小男孩身体发着抖,一只眼睛里写着渴望,一只眼睛里写着害怕。
最后糖果没有送出去,因为那大叔说,吃什么吃,吃习惯了,以后怎么养得起你。
有些尘封的记忆被开启,而身边没有人给他提供能量,他又变得不会说话了。
他一直觉得说话是一件很难的事情,比他的数学题要难得多。他还记得那灰色的四年,他原本是会说话的,可是他一开口,人家跟他说为什么你爸妈从来不来接你呀,你是不是没人要的小孩子呀?
他摇头解释他不是。可人家认准了他是,于是他第一次被当做焦点,堵在巷子里,他说一句我有爸爸妈妈,一个小孩就说你没有,在那个阴暗潮湿的巷子里,他被一圈一圈围在中间。他是没人要的小孩儿,一句一句,就像诅咒。
他困在那个巷子里,走不出来,后来他就不说了。
再后来,他可笑的发现他是真的没有爸爸,慕恒进警车那一刻,他的爸爸就没了。
他的天都黑了,除了学校的禁毒知识宣传以外,他被慕恒牵连,看了比普通人多出好多倍的教育视频。看到后来,他都感觉那些人就是在把他当吸毒分子或者贩毒的坏蛋。
他更加不想说话了,整天学习,学习,只有那些数据才不会笑他没有爸妈,也不会告诉他别跟你爸学,他一生已经毁了。
从春花烂漫走到艳阳高照,大一一晃而过,天气越来越热,他的世界照不进颜色。
院领导给他颁发了荣誉证书,他的论文上了SCI,一个大一新生就能取得这样的成绩确实很厉害。
他微笑着接过证书,跟院长握手照相。然后他推开迎面而来的小太阳,独自抱了证书回去。
推开门是扑面而来的寒意,他于七月的天气给身上加了件外套。

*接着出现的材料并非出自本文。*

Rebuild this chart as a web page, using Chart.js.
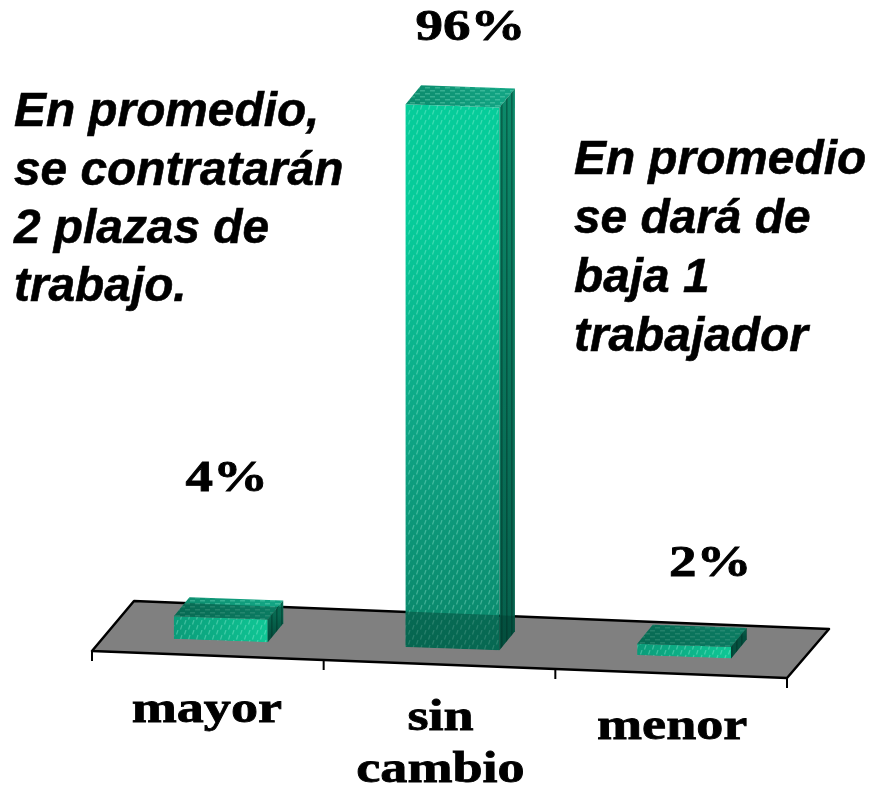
<!DOCTYPE html>
<html>
<head>
<meta charset="utf-8">
<title>Plazas de trabajo</title>
<style>
  html, body { margin: 0; padding: 0; background: #fff; }
  #wrap { width: 870px; height: 789px; }
</style>
<script src="https://cdn.jsdelivr.net/npm/chart.js@4/dist/chart.umd.min.js"></script>
</head>
<body>
<div id="wrap"><canvas id="chart" width="870" height="789"></canvas></div>
<script>
const categories = [["mayor"], ["sin", "cambio"], ["menor"]];
const values = [4, 96, 2];
const noteLeft = ["En promedio,", "se contratarán", "2 plazas de", "trabajo."];
const noteRight = ["En promedio", "se dará de", "baja 1", "trabajador"];

// layout of the fake 3D, in px
const SLOPE = 0.035;
const INSET = 13; // bars sit this far right of the floor's front ticks
const DEPTH = { x: 15.5, y: -19 };
const FLOOR = { front: 14.5, rise: 27, dx: 42, dy: -50 };
const labelSpots = [
  { dx: -14, y: 711 },
  { dx: -12, y: 719, lineH: 52 },
  { dx: -12, y: 728 },
];
const valueSpots = [
  { dx: 6, y: 480 },
  { dx: 18, y: 29 },
  { dx: 26, y: 565 },
];

function tile(w, h, bg, draw) {
  const c = document.createElement("canvas");
  c.width = w;
  c.height = h;
  const g = c.getContext("2d");
  if (bg) { g.fillStyle = bg; g.fillRect(0, 0, w, h); }
  draw(g);
  return c;
}

// short slanted streaks on the front faces
const frontTile = tile(8, 10, null, (g) => {
  g.strokeStyle = "rgba(190,255,235,.3)";
  g.lineWidth = 1.2;
  g.beginPath();
  g.moveTo(0.5, 4.5); g.lineTo(2, 0);
  g.moveTo(4.5, 9.5); g.lineTo(6, 5);
  g.stroke();
});
const topTile = tile(10, 6, null, (g) => {
  g.fillStyle = "rgba(150,240,210,.3)";
  g.fillRect(0, 0, 5, 1.5);
  g.fillRect(5, 3, 5, 1.5);
});
const sideTile = tile(5, 8, null, (g) => {
  g.fillStyle = "rgba(0,40,30,.4)";
  g.fillRect(1, 0, 1.6, 8);
});

function polygon(ctx, pts) {
  ctx.beginPath();
  pts.forEach((p, i) => (i ? ctx.lineTo(p[0], p[1]) : ctx.moveTo(p[0], p[1])));
  ctx.closePath();
}

function fillFace(ctx, pts, fill, hatch) {
  polygon(ctx, pts);
  ctx.fillStyle = fill;
  ctx.fill();
  if (hatch) {
    ctx.fillStyle = ctx.createPattern(hatch, "repeat");
    ctx.fill();
  }
}

function stretchedText(ctx, text, x, y, font, sx) {
  ctx.save();
  ctx.translate(x, y);
  ctx.scale(sx, 1);
  ctx.font = font;
  ctx.fillStyle = "#000";
  ctx.strokeStyle = "#000";
  ctx.lineWidth = 0.8;
  ctx.textBaseline = "middle";
  ctx.textAlign = "center";
  ctx.fillText(text, 0, 0);
  ctx.strokeText(text, 0, 0);
  ctx.restore();
}

function leftText(ctx, text, x, y, font) {
  ctx.font = font;
  ctx.fillStyle = "#000";
  ctx.strokeStyle = "#000";
  ctx.lineWidth = 0.6;
  ctx.textBaseline = "middle";
  ctx.textAlign = "left";
  ctx.fillText(text, x, y);
  ctx.strokeText(text, x, y);
}

const barsIn3d = {
  id: "barsIn3d",
  beforeDatasetsDraw(chart) {
    const { ctx, chartArea: a, scales } = chart;
    const y0 = scales.y.getPixelForValue(0);
    const left = a.left - INSET;
    const right = a.right - INSET;
    const pts = [
      [left, y0 + FLOOR.front],
      [left + FLOOR.dx, y0 + FLOOR.front + FLOOR.dy],
      [right + FLOOR.dx, y0 + FLOOR.front + FLOOR.dy + FLOOR.rise + 1],
      [right, y0 + FLOOR.front + FLOOR.rise],
    ];
    ctx.save();
    polygon(ctx, pts);
    ctx.fillStyle = "#808080";
    ctx.fill();
    ctx.strokeStyle = "#000";
    ctx.lineWidth = 2.5;
    ctx.lineJoin = "round";
    ctx.stroke();
    // axis ticks hang from the front edge
    const step = (right - left) / categories.length;
    ctx.lineWidth = 2;
    for (let i = 0; i <= categories.length; i++) {
      const x = left + i * step;
      const y = y0 + FLOOR.front + (FLOOR.rise * i) / categories.length;
      ctx.beginPath();
      ctx.moveTo(x, y);
      ctx.lineTo(x, y + 10);
      ctx.stroke();
    }
    ctx.restore();
  },
  beforeDatasetDraw(chart) {
    const { ctx, chartArea: a } = chart;
    ctx.save();
    ctx.transform(1, SLOPE, 0, 1, 0, -SLOPE * a.left);
  },
  afterDatasetDraw(chart) {
    const { ctx, chartArea: a, scales } = chart;
    ctx.restore();
    const sk = (x, y) => [x, y + SLOPE * (x - a.left)];
    const y0 = scales.y.getPixelForValue(0);
    const backY = (x) => y0 + FLOOR.front + FLOOR.dy + SLOPE * 1.12 * (x - (a.left - INSET) - FLOOR.dx);

    chart.getDatasetMeta(0).data.forEach((bar) => {
      const x0 = bar.x - bar.width / 2;
      const x1 = bar.x + bar.width / 2;
      const tl = sk(x0, bar.y);
      const tr = sk(x1, bar.y);
      const bl = sk(x0, bar.base);
      const br = sk(x1, bar.base);
      const back = (p) => [p[0] + DEPTH.x, p[1] + DEPTH.y];
      const front = [tl, tr, br, bl];
      const top = [tl, tr, back(tr), back(tl)];
      const side = [tr, back(tr), back(br), br];

      const sideFill = ctx.createLinearGradient(0, bar.y, 0, bar.base);
      sideFill.addColorStop(0, "#0c8a6a");
      sideFill.addColorStop(1, "#06604c");
      const topFill = ctx.createLinearGradient(x0, 0, x1, 0);
      topFill.addColorStop(0, "#0c8a6c");
      topFill.addColorStop(1, "#12a483");

      ctx.save();
      fillFace(ctx, top, topFill, topTile);
      fillFace(ctx, side, sideFill, sideTile);
      polygon(ctx, front);
      ctx.fillStyle = ctx.createPattern(frontTile, "repeat");
      ctx.fill();

      // floor plane tints what stands in front of its back edge
      const tinted = tl[1] < backY(x0) ? [front, side] : [top, side];
      const shade = [
        [x0 - 2, backY(x0 - 2)],
        [x1 + DEPTH.x + 2, backY(x1 + DEPTH.x + 2)],
        [x1 + DEPTH.x + 2, br[1] + 6],
        [x0 - 2, br[1] + 6],
      ];
      tinted.forEach((face) => {
        ctx.save();
        polygon(ctx, face);
        ctx.clip();
        polygon(ctx, shade);
        ctx.fillStyle = "rgba(0,50,40,.36)";
        ctx.fill();
        ctx.restore();
      });
      ctx.restore();
    });
  },
  afterDraw(chart) {
    const { ctx, scales } = chart;
    const serif = 'bold 44px "Liberation Serif"';
    const sans = 'italic bold 47.8px "Liberation Sans"';
    categories.forEach((lines, i) => {
      const spot = labelSpots[i];
      lines.forEach((line, j) => {
        stretchedText(ctx, line, scales.x.getPixelForValue(i) + spot.dx, spot.y + j * (spot.lineH || 0), serif, 1.23);
      });
      const v = valueSpots[i];
      stretchedText(ctx, values[i] + "%", scales.x.getPixelForValue(i) + v.dx, v.y, serif, 1.25);
    });
    noteLeft.forEach((t, i) => leftText(ctx, t, 14, 113 + i * 58.4, sans));
    noteRight.forEach((t, i) => leftText(ctx, t, 574, 161 + i * 59, sans));
  },
};

function frontFill(context) {
  const chart = context.chart;
  if (!chart.chartArea) return "#0fae88";
  const v = values[context.dataIndex];
  const x = chart.scales.x.getPixelForValue(context.dataIndex);
  const top = chart.scales.y.getPixelForValue(v);
  const base = chart.scales.y.getPixelForValue(0);
  const g = chart.ctx.createLinearGradient(x - 48, base, x + 48, top + (base - top) * 0.25);
  if (v > 50) {
    g.addColorStop(0, "#0a8468");
    g.addColorStop(0.5, "#0ea484");
    g.addColorStop(1, "#06cc9a");
  } else {
    g.addColorStop(0, "#0a9a78");
    g.addColorStop(1, "#10c896");
  }
  return g;
}

new Chart(document.getElementById("chart"), {
  type: "bar",
  data: {
    labels: categories,
    datasets: [{
      data: values,
      backgroundColor: frontFill,
      borderWidth: 0,
      barPercentage: 0.405,
      categoryPercentage: 1,
    }],
  },
  options: {
    responsive: false,
    animation: false,
    layout: { padding: { left: 92 + INSET, right: 83 - INSET, top: 71, bottom: 152.5 } },
    plugins: { legend: { display: false }, tooltip: { enabled: false } },
    scales: {
      x: { display: false },
      y: { display: false, min: 0, max: 100 },
    },
  },
  plugins: [barsIn3d],
});
</script>
</body>
</html>
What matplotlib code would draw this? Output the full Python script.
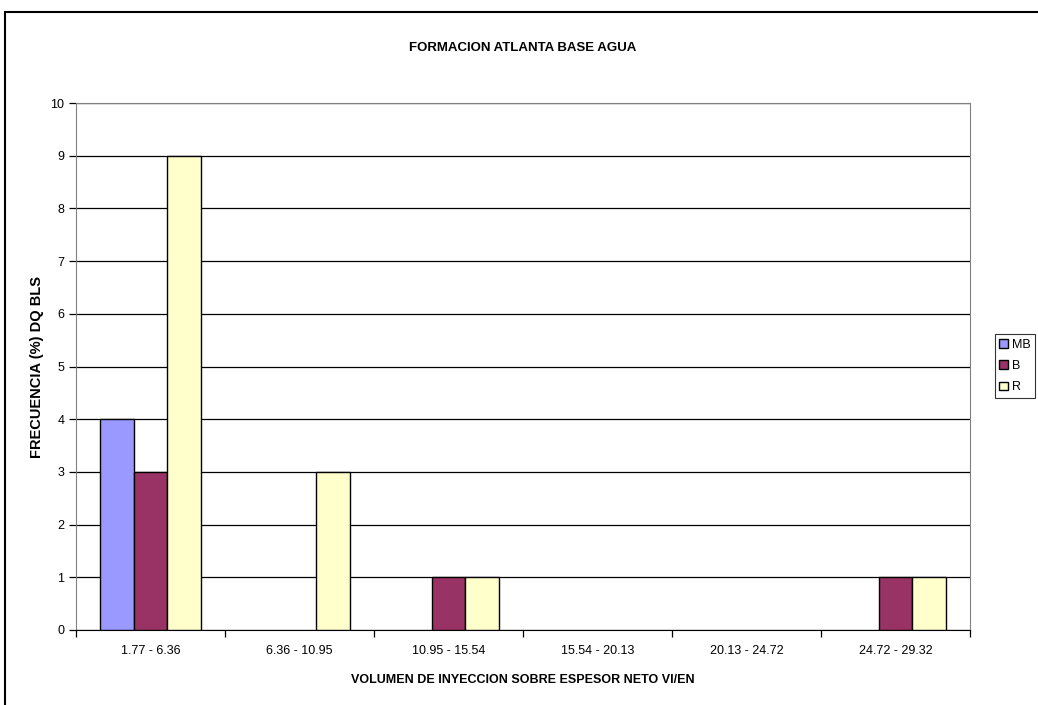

侯小琴的声音就响在耳边,全是夸他的话语,可他一点也不想回答。
直到侯小琴问他暑假能不能回来,他才简单说了一声,要实习。
电话被挂断了,这个房间的声音又没了。楼下还是大叔在打砸东西的声音,只是他好久没听到过那个小男孩的声音了,是不是也变得不会说话了呀!
他把证书随意放在那一堆红本本里面,抬手去拿书架上的日历。日历还停留在四月份,他往后翻了几页,再看了一眼证书的颁发时间,原来已经放暑假了。
楼下的声音终于安静,他已经记不清自己有多久没说话了。他躺在床上望着天花板发呆,这个房子真的坐北朝南吗,为什么大中午的这么暗呢?
于是他起身去开灯,楼下的吵闹声被他的手机铃声所替代。他转身去接,一个名字跳跃在上面。
一个陌生的名字。
“喂!”他嗓子有些疼,最近学校有流感,可能是被传染了。
“慕青,你搞什么,快来市医院,晓阳晕了。”也是个不太熟悉的声音。
“你是?”他说,声音变好了一点。
“你魔怔了吗?刚才在学院,晓阳要你送他去医院你干嘛推开他。快来。”
他想起来了,是陈拾山。
哦,张晓阳晕了,张晓阳,他弟弟,张晓阳。
砰的一声闷响,是出租房门撞击墙壁的声音,门外的胖大叔举着手,似乎正要敲门。他来不及对他做出反应,直接从他身旁跑过,身后是胖大叔气急败坏的声音。